Table 1. The number of trapped vortices after stirring BEC for a long time, for the parameters we studied. While $n_1$ denotes the number of trapped vortices within the obstacle, $n_2$ denotes that outside the obstacle. The total number is $n=n_1+n_2$.

v	$\mathit{R}=3.6\mathit{l}$			$\mathit{R}=1.8\mathit{l}$
	${\mathit{n}}_1$	${\mathit{n}}_2$	n	${\mathit{n}}_1$	${\mathit{n}}_2$	n
1.00$v_c$–1.25$v_c$	1	0	1	1	0	1
1.25$v_c$–1.35$v_c$	2	0	2	2	0	2
1.35$v_c$–1.50$v_c$	2	1	3	3	0	3
1.50$v_c$–1.70$v_c$	3	1	4	2	4	6

. If the laser beam stops moving suddenly, the trapped vortices will be released, but finally one or two of them will be trapped at the obstacle center and stabilized to form persistent current state. When the laser beam is ramping off, the trapped vortices will become free and will then move to the boundary.
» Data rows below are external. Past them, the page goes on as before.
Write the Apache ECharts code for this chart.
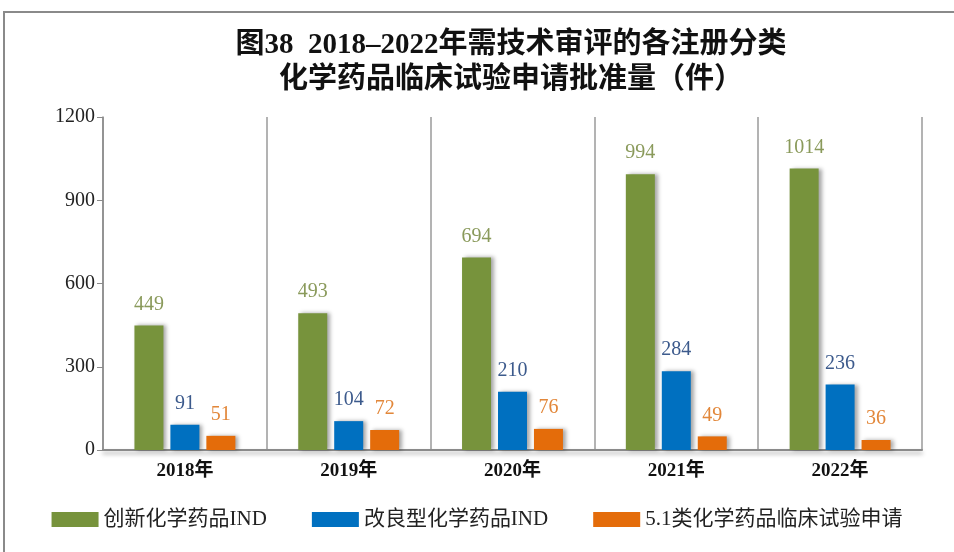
<!DOCTYPE html>
<html><head><meta charset="utf-8">
<script src="https://cdn.jsdelivr.net/npm/echarts@6/dist/echarts.min.js"></script>
<style>html,body{margin:0;padding:0;background:#fff}#c{width:954px;height:552px}</style>
</head><body><div id="c"></div>
<script>
const categories = ['2018年','2019年','2020年','2021年','2022年'];
const seriesNames = ['创新化学药品IND','改良型化学药品IND','5.1类化学药品临床试验申请'];
const innovative = [449, 493, 694, 994, 1014];
const improved = [91, 104, 210, 284, 236];
const class51 = [51, 72, 76, 49, 36];
const yTicks = {min: 0, max: 1200, interval: 300};

const barColors = ['#77933c', '#0070c0', '#e46c0a'];
const labelColors = ['#8a9a5b', '#3c5a8c', '#e2873a'];
const serif = '"Liberation Serif","Noto Sans CJK SC",serif';

const chart = echarts.init(document.getElementById('c'));
function mk(name, data, i) {
  return {
    name, type: 'bar', data,
    barWidth: 29, barGap: '24%',
    itemStyle: {color: barColors[i], shadowColor: 'rgba(0,0,0,0.35)', shadowBlur: 4, shadowOffsetX: 3, shadowOffsetY: 0},
    label: {show: true, position: 'top', distance: 11, color: labelColors[i], fontFamily: serif, fontSize: 20}
  };
}
chart.setOption({
  animation: false,
  backgroundColor: '#fff',
  graphic: [{type: 'rect', shape: {x: 4, y: 12, width: 970, height: 560}, style: {fill: 'none', stroke: '#8a8a8a', lineWidth: 2}, z: -1}],
  title: {
    text: '图38  2018–2022年需技术审评的各注册分类\n化学药品临床试验申请批准量（件）',
    left: 506, textAlign: 'center', top: 23,
    textStyle: {fontFamily: serif, fontWeight: 'bold', fontSize: 29, lineHeight: 35, color: '#111'}
  },
  legend: {
    data: seriesNames, bottom: 17, left: 'center', itemWidth: 47, itemHeight: 15, itemGap: 45,
    icon: 'rect',
    textStyle: {fontFamily: serif, fontSize: 21, color: '#222'}
  },
  grid: {left: 103, right: 32, top: 117, bottom: 102},
  xAxis: {
    type: 'category', data: categories,
    axisLine: {lineStyle: {color: '#8a8a8a', width: 2, shadowColor: 'rgba(0,0,0,0.35)', shadowBlur: 4, shadowOffsetY: 3}},
    axisTick: {show: false},
    axisLabel: {fontFamily: serif, fontWeight: 'bold', fontSize: 19, color: '#111', margin: 12},
    splitLine: {show: true, lineStyle: {color: '#9a9a9a', width: 1.5}}
  },
  yAxis: {
    type: 'value', min: yTicks.min, max: yTicks.max, interval: yTicks.interval,
    axisLine: {show: true, lineStyle: {color: '#8a8a8a', width: 1.5}},
    axisTick: {show: true, length: 6, lineStyle: {color: '#8a8a8a'}},
    axisLabel: {fontFamily: serif, fontSize: 20, color: '#222', margin: 8, formatter: v => String(v)},
    splitLine: {show: false}
  },
  series: [mk(seriesNames[0], innovative, 0), mk(seriesNames[1], improved, 1), mk(seriesNames[2], class51, 2)]
});
</script></body></html>
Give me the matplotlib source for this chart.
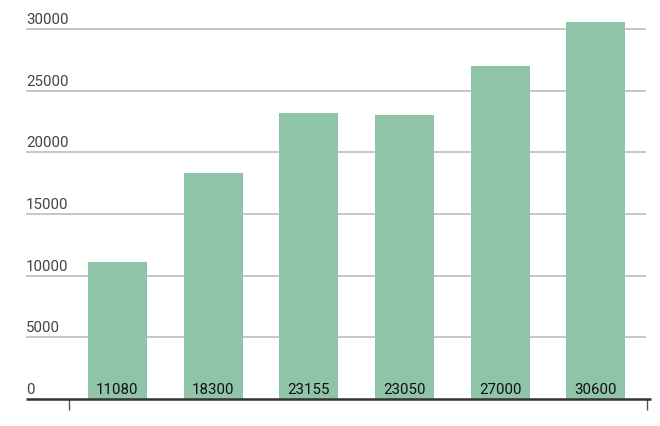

Comparing with the method for vortex manipulation using the chopstick beams [50], the rotating obstacle in our model plays a key role in the mechanism of pinning vortices, which provides another way to manipulate a vortex. For the parameters we studied here, we only focus on the velocity regime $v<1.7v_c$, since, when $v>2v_c$, many vortices are generated quickly such that the stirred BEC is in a turbulent state. Within the regime $v_c<v<1.7v_c$, it is not from the boundary but within the obstacle center in the form of a vortex pair that the vortices are created.

4. Conclusions

We have performed numerical calculations of the quasi-two-dimensional GP equation to investigate the surface wave excitations and the long-time behavior of vortices in a stirred, highly oblate condensate. Surface waves can be excited with the condensate shape being deformed heavily at the corresponding rotation frequency. A vortex–antivortex pair can be created in the obstacle center even when the obstacle velocity is relatively small. Once the obstacle velocity reaches a critical value, the antivortex starts to separate from the vortex and then leaves the obstacle regime. Furthermore, after a long enough time, a small number of vortices are found to be left either trapped in the condensate or pinned by the obstacle, and the number of them depends on the velocity and position of the obstacle.